Rio de Janeiro, Oct 10 (IANS/EFE): Six steel girders weighing about 20 tonnes each disappeared from a warehouse belonging to the Rio de Janeiro city government, and the mayor - Eduardo Paes - called the apparent theft an "unbelievable" case.
The girders - which are each 40 meters long - were removed from a downtown Rio viaduct that was demolished in accord with the revitalization plan for the city's port area and had been stored for the past two months at a warehouse in the nearby neighbourhood of Caju, from where they disappeared.
Paes said that those responsible for the demolition work noticed the theft Wednesday and nobody can come up with a hypothesis regarding how the girders were removed without any of the guards seeing it, given that transporting them is a complicated logistical operation.

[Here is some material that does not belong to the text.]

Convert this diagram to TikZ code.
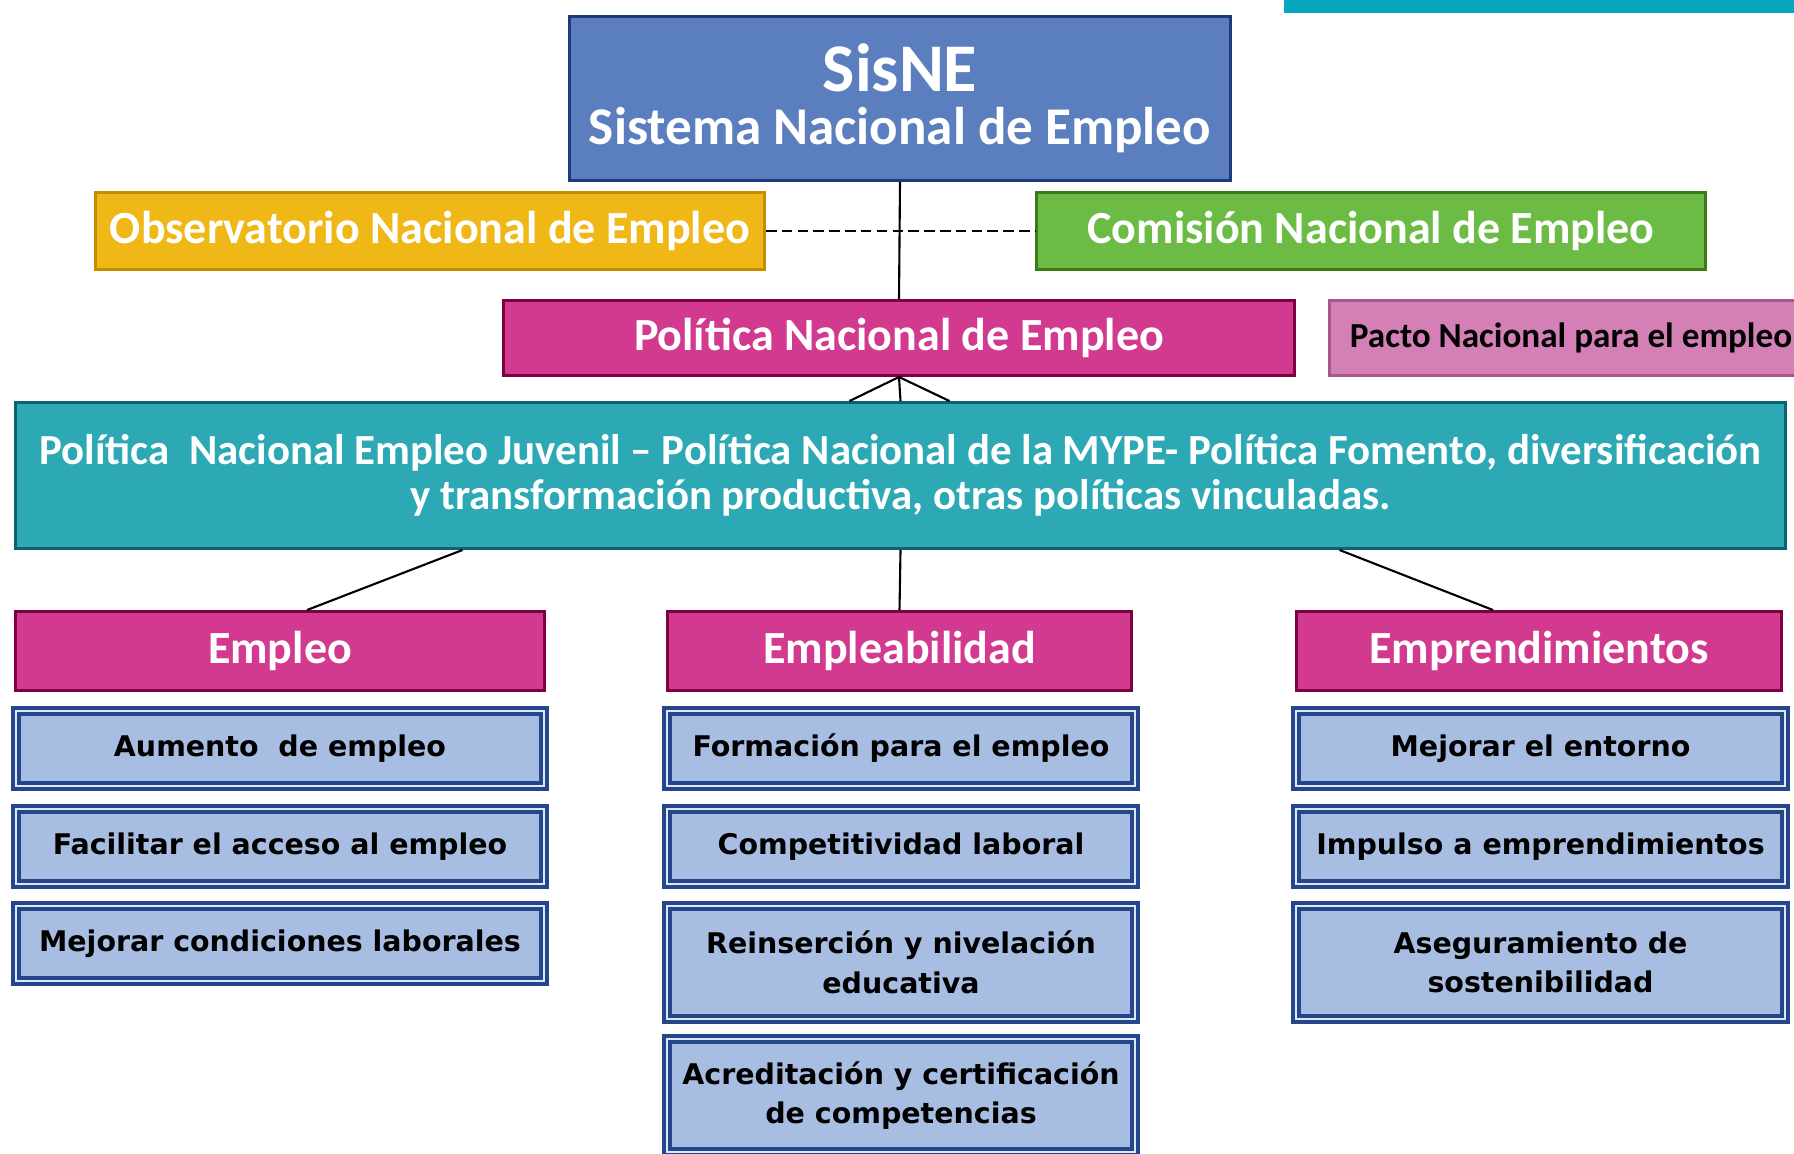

The mayor said that the Porto Novo consortium, which received the concession to perform the port revitalization work, will have to reimburse the city government if the whereabouts of the enormous pieces of steel cannot be determined.
"The (consortium) is the one that is performing the work and (is) the party who had to remove the girders and watch over them before delivering them to the city government. It's absurd. It's not possible to imagine that some girders of that size and weight could disappear overnight," he said.
"I can't imagine what could have happened. I was surprised at that news," the mayor added.
The girders were part of a viaduct that ran around the entire Rio port and that was built during the 1970s with gigantic pieces of steel.
Despite the fact that they have been exposed to the effects of the seawater for 35 years, the girders showed no signs of corrosion or rusting.
Truckers working in the Caju area said that the thieves would have needed almost a week to cut the girders into pieces before removing them because carting away an entire girder would have required the use of two cranes and special trucks.
Witnesses said that they had recently seen people working calmly around the girders but they did not call the police because they thought that they were city government personnel.